Clutching her belongings, she called the OC Transpo route inquiry line. “I always call the numbers at the stop to know how long it’s going to be,” she said. “The operator said the next bus would get there in like 10 minutes.”
Obasi would wait an hour and a half on a chilly evening for the next bus to arrive. “I didn’t take a big jacket to work because I didn’t think I would be waiting that long,” she said.

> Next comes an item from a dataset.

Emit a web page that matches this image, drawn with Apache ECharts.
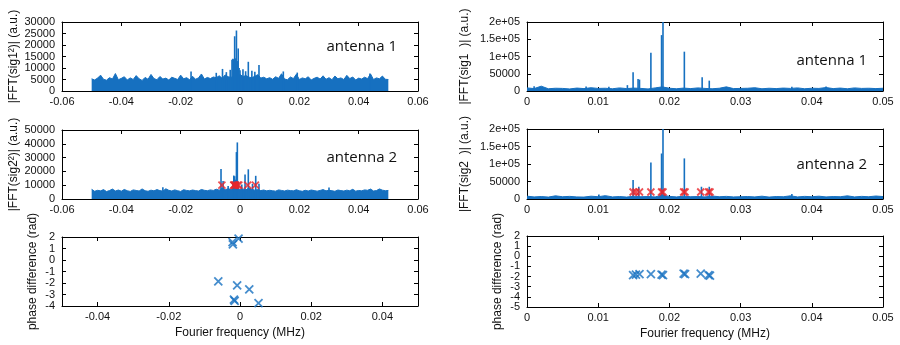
<!DOCTYPE html>
<html><head><meta charset="utf-8">
<script src="https://cdn.jsdelivr.net/npm/echarts@6/dist/echarts.min.js"></script>
<style>html,body{margin:0;padding:0;background:#fff}#c{width:900px;height:345px}</style>
</head><body><div id="c"></div>
<script>
// ---------- DATA ----------
// left column: frequency grid -0.05 .. 0.05 step 0.001 (MHz)
const leftGridStart = -0.05, leftGridStep = 0.001;
const noiseAnt1Left = [
5300,4800,5600,6900,5100,4700,5800,5200,7600,4900,
5500,6200,4800,5700,5000,6700,5300,4600,5900,5100,
7200,5400,4900,6300,5200,5600,4800,6000,5500,5000,
6900,5300,5800,4900,6400,5100,5700,7400,5200,5900,
5400,6100,5800,6600,5500,7000,6200,5900,6800,6500,
7200,6300,6700,6000,5800,6400,7100,5600,6000,5300,
5800,5100,6200,5500,7500,5200,4900,6100,5400,7300,
5000,5700,5300,6200,4800,5500,6000,5200,6600,5100,
5800,4900,6500,5300,5700,5000,6800,5400,6100,4800,
5600,5200,6000,5400,7400,5000,5700,5300,6500,5100,
5000];
const noiseAnt2Left = [
7000,5600,6300,5900,6800,5400,6100,7200,5800,6500,
5700,6900,6000,5500,6600,6200,5800,7300,6000,5600,
6400,5900,6800,6100,5700,7400,6300,5800,6600,6000,
5500,6700,6200,5900,6500,6100,5800,6900,6300,6000,
6600,6200,7100,6400,8100,6700,7400,7000,6800,7600,
6900,7300,6600,8000,7000,6400,6800,6100,6500,5900,
6300,6000,5700,6600,6200,5800,6400,6100,5900,6700,
6000,5600,6300,5800,6500,6100,5700,6200,6800,5900,
6300,6000,5600,6500,6100,5800,6400,6000,7000,5700,
6200,5900,6600,6300,7200,5800,6100,7300,6400,6000,
6200];
const peakFreqAnt1Left = [-0.0165,-0.0080,-0.0059,-0.0046,-0.0033,-0.0027,-0.0024,-0.0021,-0.0018,-0.0015,-0.0012,-0.0009,-0.0006,-0.0003,0.0000,0.0010,0.0019,0.0028,0.0040,0.0050,0.0064,0.0146,0.0193,0.0438];
const peakAmpAnt1Left  = [8500,7900,9600,8200,9200,13600,14000,13800,23800,14200,26300,13000,18500,10000,9000,9500,8600,12700,8800,8400,11300,8500,8000,7600];
const peakFreqAnt2Left = [-0.0260,-0.0064,-0.0057,-0.0040,-0.0024,-0.0021,-0.0018,-0.0015,-0.0012,-0.0009,-0.0006,0.0006,0.0017,0.0028,0.0042,0.0053,0.0064,0.0300];
const peakAmpAnt2Left  = [8600,21800,13000,9500,12000,17000,16500,14000,34000,41000,12500,10500,17800,21500,11000,16800,11000,8300];
const selFreqLeft  = [-0.0061,-0.0021,-0.0020,-0.0017,-0.0015,-0.0008,-0.0004,0.0026,0.0052];
const phaseLeft    = [-1.85,1.55,1.35,-3.45,-3.55,-2.2,1.85,-2.55,-3.75];
const markLevelLeft = 10000;

// right column: frequency grid 0 .. 0.05 step 0.001
const rightGridStart = 0, rightGridStep = 0.001;
const noiseAnt1Right = [9000,7000,14000,6500,8000,7500,6000,8500,7000,9500,
7500,8000,6500,9000,7000,8500,7500,6000,9000,12000,
8000,6500,8500,7000,9000,7500,6500,8000,12000,7000,
7500,8000,9500,6500,8000,7000,8500,7500,9000,6500,
8000,7500,10000,7000,8500,6500,9000,7500,8000,7000,8000];
const noiseAnt2Right = [8000,6000,7000,5500,9000,6500,7500,6000,5500,8000,
6500,9500,6000,7000,5500,8000,6500,7000,6000,11000,
7500,6000,8000,6500,7000,6000,8500,6500,7500,6000,
6500,7000,6000,8000,5500,7000,6500,9000,6000,7500,
6500,8000,6000,7000,6500,9000,6000,7500,6500,8500,7000];
const peakFreqAnt1Right = [0.0010,0.0083,0.0115,0.0141,0.0149,0.0156,0.0158,0.0174,0.0189,0.0191,0.0221,0.0246,0.0256,0.0372,0.0420];
const peakAmpAnt1Right  = [14000,13000,12000,17000,54000,35000,33000,111000,162000,200000,114000,40000,30000,12000,13000];
const peakFreqAnt2Right = [0.0101,0.0149,0.0157,0.0174,0.0189,0.0191,0.0221,0.0245,0.0256,0.0372];
const peakAmpAnt2Right  = [13000,54000,35000,104000,130000,200000,116000,35000,35000,14000];
const selFreqRight = [0.0149,0.0153,0.0158,0.0174,0.0189,0.0191,0.0220,0.0222,0.0244,0.0255,0.0257];
const phaseRight   = [-1.85,-1.8,-1.75,-1.75,-1.8,-1.85,-1.7,-1.75,-1.7,-1.85,-1.9];
const markLevelRight = 20000;

// tick values and labels
const xTicksSpecLeft = [-0.06,-0.04,-0.02,0,0.02,0.04,0.06];
const xLabelsSpecLeft = ['-0.06','-0.04','-0.02','0','0.02','0.04','0.06'];
const xTicksPhaseLeft = [-0.04,-0.02,0,0.02,0.04];
const xLabelsPhaseLeft = ['-0.04','-0.02','0','0.02','0.04'];
const xTicksRight = [0,0.01,0.02,0.03,0.04,0.05];
const xLabelsRight = ['0','0.01','0.02','0.03','0.04','0.05'];
const yTicks1 = [0,5000,10000,15000,20000,25000,30000];
const yLabels1 = ['0','5000','10000','15000','20000','25000','30000'];
const yTicks2 = [0,10000,20000,30000,40000,50000];
const yLabels2 = ['0','10000','20000','30000','40000','50000'];
const yTicks3 = [-4,-3,-2,-1,0,1,2];
const yLabels3 = ['-4','-3','-2','-1','0','1','2'];
const yTicksR = [0,50000,100000,150000,200000];
const yLabelsR = ['0','50000','1e+05','1.5e+05','2e+05'];
const yTicks6 = [-5,-4,-3,-2,-1,0,1,2];
const yLabels6 = ['-5','-4','-3','-2','-1','0','1','2'];

// ---------- CHART ----------
const BLUE = '#1670c0', RED = '#e8262b';
const FONT = 'Liberation Sans';
const grids = [
  {left:62, top:22, width:356, height:69},
  {left:62, top:130, width:356, height:69},
  {left:62, top:237, width:356, height:69},
  {left:527, top:22, width:356, height:69},
  {left:527, top:129, width:356, height:70},
  {left:527, top:236, width:356, height:71}
];
function fmt(ticks, labels){
  return function(v){
    for (let i=0;i<ticks.length;i++){ if (Math.abs(ticks[i]-v) < 1e-9*Math.max(1,Math.abs(ticks[i]))) return labels[i]; }
    return '';
  };
}
const xAxes = [], yAxes = [], extraYAxes = [];
const labelBase = {fontSize:11, color:'#111', fontFamily:FONT, showMinLabel:true, showMaxLabel:true, hideOverlap:false, interval:0};
function addAxes(gi, xr, xt, xl, yr, yt, yl, yName, yNameGap, xName, splitLabels){
  const common = {type:'value', gridIndex:gi, splitLine:{show:false},
    axisLine:{show:true, onZero:false, lineStyle:{color:'#000', width:1}}};
  xAxes.push(Object.assign({}, common, {min:xr[0], max:xr[1], position:'bottom',
    axisTick:{show:true, inside:true, length:4, customValues:xt, lineStyle:{color:'#000'}},
    axisLabel:Object.assign({show:true, customValues:xt, formatter:fmt(xt,xl), margin:5}, labelBase),
    name: xName || '', nameLocation:'middle', nameGap:21,
    nameTextStyle:{fontSize:12, color:'#111', fontFamily:FONT}}));
  xAxes.push(Object.assign({}, common, {min:xr[0], max:xr[1], position:'top',
    axisTick:{show:true, inside:true, length:4, customValues:xt, lineStyle:{color:'#000'}},
    axisLabel:{show:false}}));
  // labels on the left: when too dense, alternate them over two coincident axes
  const mainLabelVals = splitLabels ? yt.filter((v,i)=>i%2===0) : yt;
  yAxes.push(Object.assign({}, common, {min:yr[0], max:yr[1], position:'left',
    axisTick:{show:true, inside:true, length:4, customValues:yt, lineStyle:{color:'#000'}},
    axisLabel:Object.assign({show:true, customValues:mainLabelVals, formatter:fmt(yt,yl), margin:7}, labelBase),
    name:yName, nameLocation:'middle', nameGap:yNameGap, nameRotate:90,
    nameTextStyle:{fontSize:12, color:'#111', fontFamily:FONT}}));
  yAxes.push(Object.assign({}, common, {min:yr[0], max:yr[1], position:'right',
    axisTick:{show:true, inside:true, length:4, customValues:yt, lineStyle:{color:'#000'}},
    axisLabel:{show:false}}));
  if (splitLabels){
    extraYAxes.push({type:'value', gridIndex:gi, min:yr[0], max:yr[1], position:'left', offset:0,
      splitLine:{show:false}, axisLine:{show:false, onZero:false}, axisTick:{show:false},
      axisLabel:Object.assign({show:true, customValues:yt.filter((v,i)=>i%2===1), formatter:fmt(yt,yl), margin:7}, labelBase)});
  }
}
addAxes(0,[-0.06,0.06],xTicksSpecLeft,xLabelsSpecLeft,[0,30000],yTicks1,yLabels1,'|FFT(sig1²)| (a.u.)',42);
addAxes(1,[-0.06,0.06],xTicksSpecLeft,xLabelsSpecLeft,[0,50000],yTicks2,yLabels2,'|FFT(sig2²)| (a.u.)',42);
addAxes(2,[-0.05,0.05],xTicksPhaseLeft,xLabelsPhaseLeft,[-4,2],yTicks3,yLabels3,'phase difference (rad)',23,'Fourier frequency (MHz)');
addAxes(3,[0,0.05],xTicksRight,xLabelsRight,[0,200000],yTicksR,yLabelsR,'|FFT(sig1  )| (a.u.)',56);
addAxes(4,[0,0.05],xTicksRight,xLabelsRight,[0,200000],yTicksR,yLabelsR,'|FFT(sig2  )| (a.u.)',56);
addAxes(5,[0,0.05],xTicksRight,xLabelsRight,[-5,2],yTicks6,yLabels6,'phase difference (rad)',23,'Fourier frequency (MHz)', true);

function gridPts(start, step, vals){
  return vals.map((v,i)=>[+(start+i*step).toFixed(6), v]);
}
function pairs(xs, ys){ return xs.map((x,i)=>[x, ys[i]]); }
function levelPts(xs, level){ return xs.map(x=>[x, level]); }

const XPATH = 'path://M0 0L10 10M10 0L0 10';
const series = [];
function spectrum(gi, noise, start, step, pf, pa){
  series.push({type:'line', xAxisIndex:gi*2, yAxisIndex:gi*2, data:gridPts(start,step,noise),
    symbol:'none', lineStyle:{color:BLUE, width:1}, areaStyle:{color:BLUE, opacity:1}, z:2, silent:true});
  series.push({type:'bar', xAxisIndex:gi*2, yAxisIndex:gi*2, data:pairs(pf,pa),
    barWidth:1.6, itemStyle:{color:BLUE}, z:3, silent:true});
}
function crosses(gi, data, color, size){
  series.push({type:'scatter', xAxisIndex:gi*2, yAxisIndex:gi*2, data:data,
    symbol:XPATH, symbolSize:size, itemStyle:{color:'rgba(0,0,0,0)', borderColor:color, borderWidth:1.8}, z:5, silent:true});
}
spectrum(0, noiseAnt1Left, leftGridStart, leftGridStep, peakFreqAnt1Left, peakAmpAnt1Left);
spectrum(1, noiseAnt2Left, leftGridStart, leftGridStep, peakFreqAnt2Left, peakAmpAnt2Left);
crosses(1, levelPts(selFreqLeft, markLevelLeft), RED, 7);
crosses(2, pairs(selFreqLeft, phaseLeft), BLUE, 8);
spectrum(3, noiseAnt1Right, rightGridStart, rightGridStep, peakFreqAnt1Right, peakAmpAnt1Right);
spectrum(4, noiseAnt2Right, rightGridStart, rightGridStep, peakFreqAnt2Right, peakAmpAnt2Right);
crosses(4, levelPts(selFreqRight, markLevelRight), RED, 7);
crosses(5, pairs(selFreqRight, phaseRight), BLUE, 8);

const antStyle = {fontSize:15, fontFamily:'Open Sans', fill:'#111', textAlign:'right', textVerticalAlign:'middle'};
const chart = echarts.init(document.getElementById('c'), null, {renderer:'canvas'});
chart.setOption({
  animation:false,
  textStyle:{fontFamily:FONT},
  grid:grids,
  xAxis:xAxes,
  yAxis:yAxes.concat(extraYAxes),
  series:series,
  graphic:[
    {type:'text', x:397, y:47, style:Object.assign({text:'antenna 1'}, antStyle)},
    {type:'text', x:397, y:158, style:Object.assign({text:'antenna 2'}, antStyle)},
    {type:'text', x:867, y:61, style:Object.assign({text:'antenna 1'}, antStyle)},
    {type:'text', x:867, y:165, style:Object.assign({text:'antenna 2'}, antStyle)}
  ]
});
</script></body></html>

Obasi lives with her mother and her children. She says she only makes it home for dinner a few times a week.
“My mom puts the kids to sleep,” she said. “But it would be nice to tuck my own kids in every once in a while instead of waiting outside for a bus.”
Obasi spends an average of three hours riding and waiting for OC Transpo every day. She relies on the service to get to and from work, the grocery store and her home.
“I’m always just so physically drained by the end of the day,” she said. “It’s like clocking in for a shift at work, only to clock in for another shift on the bus.”
Over the years, OC Transpo has implemented several system changes, including 74,000 hours of service cuts in November 2023 and the axing of more than 200 Connexion routes that had served suburban communities across Ottawa.
Now, on April 27, OC Transpo is implementing its New Ways to Bus plan. And though the transit agency says the overall impact will be positive, commuters from Orleans to Kanata to Barrhaven and all stops in between are bracing for problems — including longer waits for some users.
The City of Ottawa says this project will be “the largest bus service change in the City’s history, impacting most customers and bus routes.”
The project includes more than 100 new routes aimed at connecting communities to O-Train lines, some only recently opened. Only 26 routes will not change and several times that number will be altered or eliminated.

Jamie Hamlin said the new plan makes her “nervous.”
“This is great if I want to get downtown, but I need to get groceries and move around in my own neighbourhood,” the Barrhaven resident said. “They keep changing or getting rid of the routes people need.”
Hamlin said she hopes this plan provides fast and reliable routes within the suburbs so she can stop using Uber.
“At this point, I’d rather waste money than waste time,” she said.
“Uber is draining a hole in my bank account, but at least it doesn’t take me three hours to get 15 minutes up the road.”

According to OC Transpo’s website, some residents may have to walk farther to reach a bus stop, but they’ll gain more options for travelling within their own community once there.
“You will see a shift from downtown-focused bus routes to routes that improve connections to community hubs and key destinations,” the website reads.
In a joint statement to Instagram, Free Transit Ottawa and Horizon Ottawa say adding more transfers and longer commutes will make OC Transpo “even less convenient and accessible.”
“As long as it wasn’t cancelled, the service counts as delivered – no matter how late,” the statement reads. “Without addressing traffic delays, buses still won’t show up on time.”
Free Transit Ottawa also broke down the New Ways to Bus changes on their website.
Shanna Hobbs says she frequently uses public transit to commute throughout the city.
“I don’t have access to a car every day, so I really do rely on that bus showing up on time, especially if I’m going somewhere important like school,” the Carleton University student said.
“I’ve kind of gotten used to sitting on the bus for a long time. It’s the waiting, especially outside in the cold, that I find annoying,” she said. “It just sucks because I don’t want to pay for an Uber, but I can’t keep wasting this much time every day.”